To Read, Nonfiction: Just Kids
Author: Patti Smith
When It Was Published: 2010
Where It Takes Place: New York in the 1960s and 70s
Why It’s Awesome: Confession: I have tried at least three times to start this book, and I have failed to get past the first couple chapters every single time. I have many friends who love it; they rave about the quality of the writing and the intimacy with which Smith recounts her relationship with the photographer Robert Mapplethorpe. And yet, I just have never been able to get into it. But a recent trip to the Guggenheim Museum, which is currently staging part one of what will be a two-part, yearlong examination of Mapplethorpe’s work, has inspired me to give it one more go.
Smith has said that she wrote the book because Mapplethorpe, her lover turned best friend and collaborator, asked her to. “Our relationship was such that I knew what he would want and the quality of what he deserved,” she told the magazine Classic Rock. “So that was my agenda for writing that book. I wrote it to fulfill my vow to him, which was on his deathbed. In finishing, I did feel that I’d fulfilled my promise.” Having spent an hour lost in the intimacy of his photographs, particularly his many self-portraits, I have a hankering to know more about the man whose eyes gazed back at me, and the complicated relationship he built with the woman who lived to tell their story.
To Read, Fiction: Severance
Author: Ling Ma
When It Was Published: 2018
Where It Takes Place: An apocalyptic Manhattan and Greenpoint, Brooklyn
Why It’s Awesome: This is an imminent “to read” for me, as the next selection for Scout’s and my book club.

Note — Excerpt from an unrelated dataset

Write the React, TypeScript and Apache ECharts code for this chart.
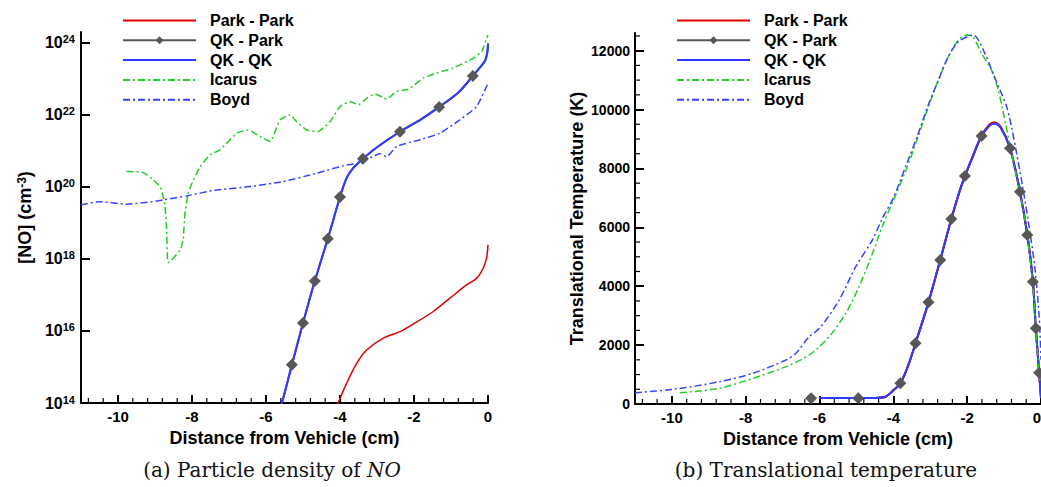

The first novel from Chinese American professor and writer Ling Ma, the book is billed as “an apocalyptic satire” centered around the recently orphaned Candace Chen who survives a plague, becomes a blogger anonymously documenting the abandoned city of New York, and then joins up with a group of fellow survivors journeying to a safe haven called the Facility — and who may not be what they seem.
Our fellow book-clubber, friend-of-the-blog and Kindle devotee Sarah Sheppard, loved it so much after reading the library-provided e-book that she went out and bought a hard copy of her own (which I have now borrowed — thanks, Sarah!). If that isn’t a ringing endorsement, I don’t know what is.